If that were not the case, the manager would take in the criticism as important information to be considered, assessed, and passed along constructively when it would help a team member become better at collaborative tactical and strategic thinking, functional interfacing, and ultimately sharing in the positive outcome of teamwork.

3- Insistence On Team Collaboration At The Expense Of Personal Leadership
Far too often Mommy Managers believe they should use their position to draw out from their team members the ultimate planning and direction for even major projects. They want to make everyone happy. They want to make everyone believe that they are major contributors. And they rob their team of the actual leadership of their own wiser, more experienced seniority.

When Mommy Managers function this way, they not only use unnecessary time in the decision making process as they nudge their team members to collaborate, they also depreciate their own expertise. 

4- At The Ready To Take Up The Slack Rather Than Call Out Poor Performances
The Mommy Manager indulges the impulse to jump in and do the work that properly belongs to people on her team. Rather than step up to the more leaderly responsibility of providing critical feedback, potentially painful coaching, or even appropriate lines in the sand re: potential termination or at minimum a PIP (performance improvement program) the Mommy Manager rolls up her sleeves and works alongside her team members rather than insisting on specific criteria for acceptable performance from her team members.

Always concerned about “hurting someone’s feelings” or “being seen as bossy” the Mommy Manager devalues her own leadership by routinely behaving in ways that are overly “nice” and “extra helpful.”

5- Difficulty Taking Command And Standing Out As A Separate And Strong Leader
Because Mommy Managers are so overly-concerned about the well-being of others, especially members of her team, she has a difficult challenge with asserting herself in meetings, garnering publicity for the good work she and her team provide, and in any other way putting herself forward as an authority and leader.

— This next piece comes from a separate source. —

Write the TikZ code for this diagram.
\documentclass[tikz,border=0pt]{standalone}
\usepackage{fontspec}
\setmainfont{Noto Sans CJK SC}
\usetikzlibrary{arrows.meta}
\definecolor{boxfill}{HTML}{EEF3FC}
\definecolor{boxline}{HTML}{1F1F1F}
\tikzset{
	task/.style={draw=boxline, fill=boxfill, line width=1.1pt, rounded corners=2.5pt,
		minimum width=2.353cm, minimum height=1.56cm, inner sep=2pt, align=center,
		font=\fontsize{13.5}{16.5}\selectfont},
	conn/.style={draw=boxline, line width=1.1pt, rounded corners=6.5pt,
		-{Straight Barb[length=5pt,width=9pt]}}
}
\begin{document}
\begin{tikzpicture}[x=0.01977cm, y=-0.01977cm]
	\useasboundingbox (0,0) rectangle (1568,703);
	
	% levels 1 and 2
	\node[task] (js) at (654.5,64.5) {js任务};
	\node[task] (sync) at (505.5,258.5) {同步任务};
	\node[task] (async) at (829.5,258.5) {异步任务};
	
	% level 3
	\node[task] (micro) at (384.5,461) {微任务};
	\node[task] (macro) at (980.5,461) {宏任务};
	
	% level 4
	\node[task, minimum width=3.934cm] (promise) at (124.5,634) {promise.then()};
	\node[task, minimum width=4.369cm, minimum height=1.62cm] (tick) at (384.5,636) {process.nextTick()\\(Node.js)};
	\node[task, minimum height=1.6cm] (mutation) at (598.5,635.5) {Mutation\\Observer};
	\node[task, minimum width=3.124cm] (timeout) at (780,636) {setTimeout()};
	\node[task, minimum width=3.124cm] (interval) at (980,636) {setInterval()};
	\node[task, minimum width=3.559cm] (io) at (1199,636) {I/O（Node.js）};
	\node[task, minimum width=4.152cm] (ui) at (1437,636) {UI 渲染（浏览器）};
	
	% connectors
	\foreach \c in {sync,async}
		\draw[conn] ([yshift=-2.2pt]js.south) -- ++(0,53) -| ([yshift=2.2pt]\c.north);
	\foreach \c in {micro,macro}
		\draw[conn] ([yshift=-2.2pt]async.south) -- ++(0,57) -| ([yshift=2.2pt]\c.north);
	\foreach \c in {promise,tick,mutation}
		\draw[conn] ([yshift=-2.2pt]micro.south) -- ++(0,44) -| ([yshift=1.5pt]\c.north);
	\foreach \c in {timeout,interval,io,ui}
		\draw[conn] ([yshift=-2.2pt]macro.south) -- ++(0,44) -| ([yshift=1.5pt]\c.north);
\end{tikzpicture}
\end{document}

All too often Mommy Managers will say something like, “It’s not my work that needs acclaim, it’s the great work of my team members. I’ll get my promotion when people notice the great work my people produce.” They typically abhor managing up, ie making sure those above them are aware of the outstanding excellence she and her team are bringing to the company. To the Mommy Manager that seems like “playing politics” rather than responsibly educating others about the benefits of her expertise.

So, What To Do...

First - clearly define for yourself and/or people who fit this description who work for you the differences between parenting and managing.

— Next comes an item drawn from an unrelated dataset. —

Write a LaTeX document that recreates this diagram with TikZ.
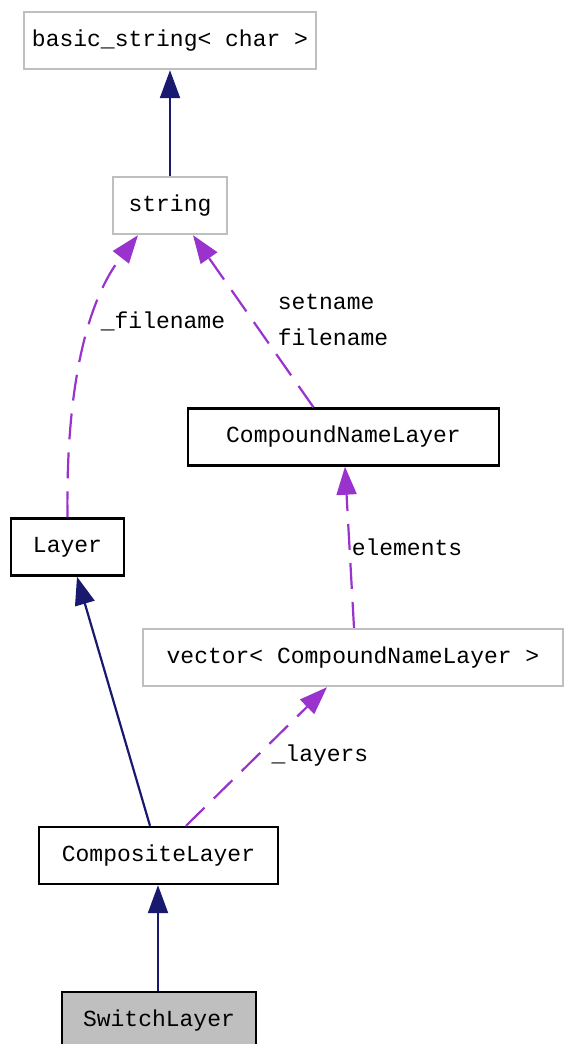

Second - review these distinctions in a private 1on 1, making it clear you expect your manager to forego parenting in favor of growing the excellence and leadership of her team members.

Third - provide oversight and input (if this pertains to you, ask for this from your colleagues and/or manager) to help support, value, and steer the new course of correction. Praise and recognition for good managing is important in the weaning process!

Now, what other behaviors have you noticed in the way of overly parental management styles?